Padova, 120 detenuti lavorano all’interno del carcere

Assemblaggio di valigie, costruzione di biciclette, call center per importanti realtà padovane e nazionali, chiavi per la firma digitale, cucina e la famosa pasticceria: sono questi i campi in cui si muove da anni la cooperativa Giotto all’interno del carcere Due Palazzi di Padova. Una realtà in continuo movimento e sempre in espansione, con un […]
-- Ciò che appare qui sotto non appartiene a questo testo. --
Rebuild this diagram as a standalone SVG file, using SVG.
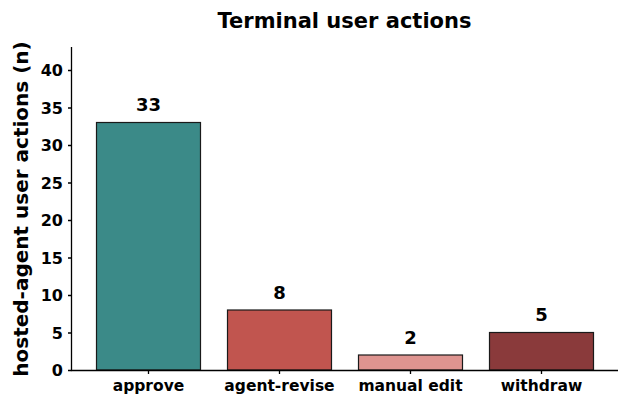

Assemblaggio di valigie, costruzione di biciclette, call center per importanti realtà padovane e nazionali, chiavi per la firma digitale, cucina e la famosa pasticceria: sono questi i campi in cui si muove da anni la cooperativa Giotto all’interno del carcere Due Palazzi di Padova. Una realtà in continuo movimento e sempre in espansione, con un unico obiettivo: dare un’opportunità di riscatto ai detenuti, dimostrare l’importanza del lavoro in carcere, far uscire un giorno persone capaci di reinserirsi e costruirsi un futuro. Oggi la cooperativa dà lavoro a 120 ristretti: tanti, soprattutto se si pensa che in tutt’Italia a lavorare all’interno del carcere – fatta eccezione per i dipendenti dell’amministrazione pubblica come gli “scopini” e gli “spesini” – sono 866.

La storia della Giotto nasce da lontano, da una cooperativa agricola che ha scoperto “per caso” il mondo del carcere. Ne è nata una sinergia che contribuisce a rendere il Due Palazzi un istituto di pena “modello”, come definito da molti. Importanti firme (Roncato  per le valigie, ad esempio) hanno deciso di investire nell’esperienza, consapevoli di avere in cambio un prodotto di qualità. Ma c’è anche l’azienda Ulss di Padova e aziende come Fastweb che affidano ai detenuti la gestione del call center. La presentazione di Taste 2012 (vedi lancio precedente) ha offerto l’occasione di accendere i riflettori sull’esperienza padovana, anche grazie alle testimonianze di alcuni detenuti. Davor, 46 anni, è in carcere dal 2001 e dal 2005 si trova a Padova: “Ringrazio per questa opportunità – ha detto – perchè ho potuto interrompere l’ozio completo dei primi anni di detenzione, riuscendo finalmente a provvedere a me e alla mia famiglia. Il lavoro ci fa sentire uomini e spero che altre aziende possano decidere di entrare in carcere”. E sulla situazione carceraria ha aggiunto: “E’ al tracollo, non solo per il sovraffollamento ma anche perchè manca tutto, perfino la carta igienica”. Francesco ha invece sottolineato che “sta a ognuno di noi decidere cosa fare della propria vita. Il lavoro, oltre a inorgoglirmi, è per me l’unica fonte di sostentamento. Questo mi fa sentire degno di rispetto”. E infine Thomas, 32 anni: “Quando sei qui tutto riparte da zero. Per me è un’opportunità per ripartire e ritrovare la strada persa”.

Boscoletto, presidente della cooperativa Giotto, sottolinea: “A noi non preme tanto insegnare un mestiere, ma insegnare ai detenuti un metodo di lavoro, in modo da prepararli per quando usciranno da qui”. Boscoletto ha sottolineato l’importanza del dibattito che si aprirà lunedì in Parlamento in materia di lavoro in carcere: “Potrebbe essere una svolta storica”.